Mentre i meccanismi finanziari internazionali rischiano di dar luogo anche a collassi speculativi improvvisi, se si incrementa la convinzione degli investitori che Roma nasconda dietro chiacchiere l’impossibilità di sanare il proprio debito pubblico ormai quasi oltre il 120% (la soglia di rischio è l’80%) del pil, prodotto interno lordo, indice pur discusso che quantifica il valore complessivo dei beni e servizi prodotti da un Paese.

La preoccupazione sulle sorti economiche e politiche dell’Italia è quindi sempre più diffusa in tutto l’ambito euroatlantico, dove gli economisti di formazione germanica (anglosassone o tedesca) ne discutono sul modello dottrinale delle tre vie d’uscita classiche: inflazione (ma con l’euro non si può più), crescita economica (ma non si vede come), e fallimento (travolgente, e perciò da impedire ad ogni costo).

Trascurano però la quarta via, empirica e tipicamente italiana, anche se la vedono mettere in atto ogni giorno: quella della dottrina Guicciardini. Cioè del tirare avanti comunque ed alla meglio, contando sul fatto che il trascorrere del tempo introduce da sé nella situazione economica e politica sia interna che internazionale delle varianti anche radicali che potranno essere via via sfruttate improvvisando. È in sostanza una dottrina politico-economica dell’indeterminazione utile.

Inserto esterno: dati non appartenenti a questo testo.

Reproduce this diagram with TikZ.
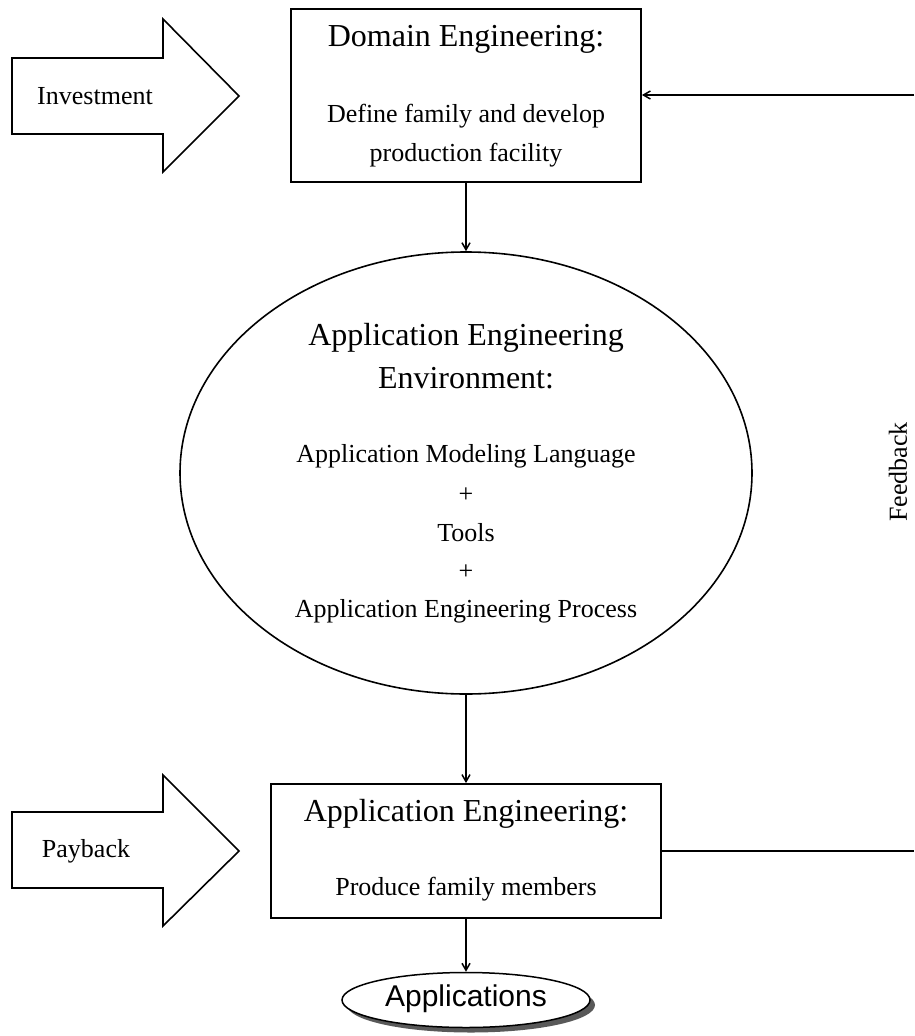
\documentclass[tikz,border=0pt]{standalone}
\usepackage{fontspec}
\setmainfont{Liberation Serif}
\newfontfamily\arialfont{Liberation Sans}
\usetikzlibrary{arrows.meta,shapes.geometric,shadows}
\begin{document}
\begin{tikzpicture}[x=1pt,y=-1pt,
  line/.style={line width=1.8pt},
  conn/.style={line width=1.5pt,-{Straight Barb[length=7pt,width=8pt]}},
  bigarrow/.style={line width=1.6pt,fill=white},
  txt/.style={font=\fontsize{26}{26}\selectfont,inner sep=0pt},
  ttl/.style={font=\fontsize{32}{32}\selectfont,inner sep=0pt}]
\useasboundingbox (0,0) rectangle (914,1036);
% investment arrow
\draw[bigarrow] (12,58) -- (163,58) -- (163,19) -- (239,96) -- (163,172) -- (163,134) -- (12,134) -- cycle;
\node[txt] (inv) at (95,96) {Investment};
% payback arrow
\draw[bigarrow] (12,812) -- (163,812) -- (163,775) -- (239,851) -- (163,926) -- (163,888) -- (12,888) -- cycle;
\node[txt] (pay) at (86,851) {Payback};
% domain engineering box
\node[line,draw,minimum width=350pt,minimum height=173pt,inner sep=0pt] (de) at (466,95.5) {};
\node[ttl] (det) at (466,39) {Domain Engineering:};
\node[txt] (de1) at (466,116) {Define family and develop};
\node[txt] (de2) at (466,155) {production facility};
% ellipse
\node[ellipse,line width=1.6pt,draw,minimum width=572pt,minimum height=442pt,inner sep=0pt] (env) at (466,473) {};
\node[ttl] (e1) at (466,338) {Application Engineering};
\node[ttl] (e2) at (466,378) {Environment:};
\node[txt] (e3) at (466,456) {Application Modeling Language};
\node[txt] (e4) at (466,495) {+};
\node[txt] (e5) at (466,533) {Tools};
\node[txt] (e6) at (466,572) {+};
\node[txt] (e7) at (466,611) {Application Engineering Process};
% application engineering box
\node[line,draw,minimum width=390pt,minimum height=134pt,inner sep=0pt] (ae) at (466,851) {};
\node[ttl] (aet) at (466,814) {Application Engineering:};
\node[txt] (ae1) at (466,889) {Produce family members};
% applications
\node[ellipse,draw,line width=1.5pt,fill=white,minimum width=248pt,minimum height=55pt,inner sep=0pt,
  drop shadow={shadow xshift=5pt,shadow yshift=-5pt,fill=black!65,opacity=1}] (apps) at (466,1000) {};
\node[font=\arialfont\fontsize{30}{30}\selectfont,inner sep=0pt] (appst) at (466,999) {Applications};
% connectors
\draw[conn] (de.south) -- (env.north);
\draw[conn] (env.south) -- (ae.north);
\draw[conn] (ae.south) -- (apps.north);
% feedback
\coordinate (fbtop) at (914,95);
\coordinate (fbbot) at (914,851);
\draw[line width=1.5pt] (ae.east) -- (fbbot);
\draw[conn] (fbtop) -- (de.east |- fbtop);
\node[txt,rotate=90] (fb) at (898,472) {Feedback};
\end{tikzpicture}
\end{document}
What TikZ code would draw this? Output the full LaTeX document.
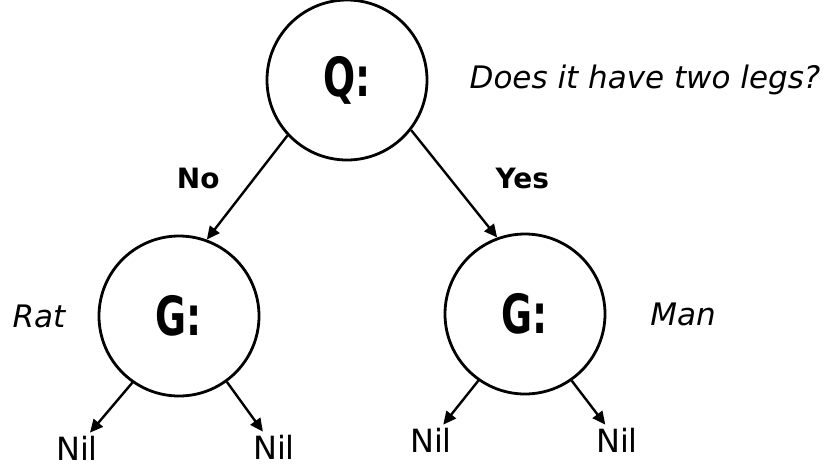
\documentclass[tikz,border=0pt]{standalone}
\usepackage{fontspec}
\usepackage{graphicx}
\setmainfont{DejaVu Sans}
\usetikzlibrary{arrows.meta,positioning}

\begin{document}
\begin{tikzpicture}[x=1pt,y=1pt,on grid,auto,line width=2.4pt,
    >={Triangle[length=13pt,width=12pt]},
    tnode/.style={circle, draw, line width=2.8pt, minimum size=160pt, inner sep=0pt,
      font=\fontsize{54}{54}\selectfont\bfseries},
    leaf/.style={inner sep=2pt, font=\fontsize{32}{32}\selectfont},
    note/.style={font=\fontsize{31}{31}\selectfont\itshape},
    ans/.style={font=\fontsize{28}{28}\selectfont\bfseries}]
   \useasboundingbox (0,0) rectangle (837,-467);

   \node[tnode] (q) at (347,-80) {\scalebox{0.7}[1]{Q:}};
   \node[tnode] (gl) [below left=236pt and 168pt of q]  {\scalebox{0.7}[1]{G:}};
   \node[tnode] (gr) [below right=234pt and 178pt of q] {\scalebox{0.7}[1]{G:}};

   \node[note] (legs) [right=298pt of q]  {Does it have two legs?};
   \node[note] (rat)  [left=140pt of gl]  {Rat};
   \node[note] (man)  [right=158pt of gr] {Man};

   \node[leaf] (nil_1) [below left=132pt and 102pt of gl]  {Nil};
   \node[leaf] (nil_2) [below right=131pt and 95pt of gl]  {Nil};
   \node[leaf] (nil_3) [below left=126pt and 94pt of gr]   {Nil};
   \node[leaf] (nil_4) [below right=126pt and 92pt of gr]  {Nil};

    \path[->]
    (q.223)  edge node[ans, left=23pt, yshift=9pt]  {No}  (gl.70)
    (q.322)  edge node[ans, right=37pt, yshift=5pt] {Yes} (gr.110)

    (gl.235) edge (nil_1)
    (gl.306) edge (nil_2)

    (gr.235) edge (nil_3)
    (gr.305) edge (nil_4);
\end{tikzpicture}
\end{document}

Il motivo per cui gli analisti d’impostazione nordica non colgono il valore funzionale di questa prassi solo apparentemente irragionevole è probabilmente culturale. Lo stesso per cui nelle loro accademie politico-militari, ed altre, sembra intelligente studiare Niccolò Machiavelli come teorico rinascimentale della ragion di Stato, cioè del cinismo del potere, trascurando invece il maggiore e più fine pensatore politico italiano di quei tempi, e forse di tutti, che è appunto Francesco Guicciardini (1483-1540), pure lui toscano, scrittore, politico e diplomatico.

Lo si trascura ufficialmente anche in Italia, ma per lo sciocco motivo che il suo pensiero era realisticamente antiunitarista, mentre quello teorico di Machiavelli puntava alla costosa utopia dello stato italiano unitario (quella che si celebra e discute proprio quest’anno).

Ma nella pratica il vero maestro nascosto della politica italiana rimane il fine realista Guicciardini, e soprattutto per questa sua dottrina indeterminista del superamento di difficoltà anche estreme con lo sfruttamento delle varianti incerte che si producono certamente da sole se si lascia trascorrere il tempo rinviando le scelte troppo impegnative.

I rischi di questa scuola di governo opportunista dell’indeterminazione sono evidenti, ma in Italia continua a dominare e funzionare. Anche perché le attese del non fare impoveriscono soltanto il popolo, ingrassando più comodamente i politici.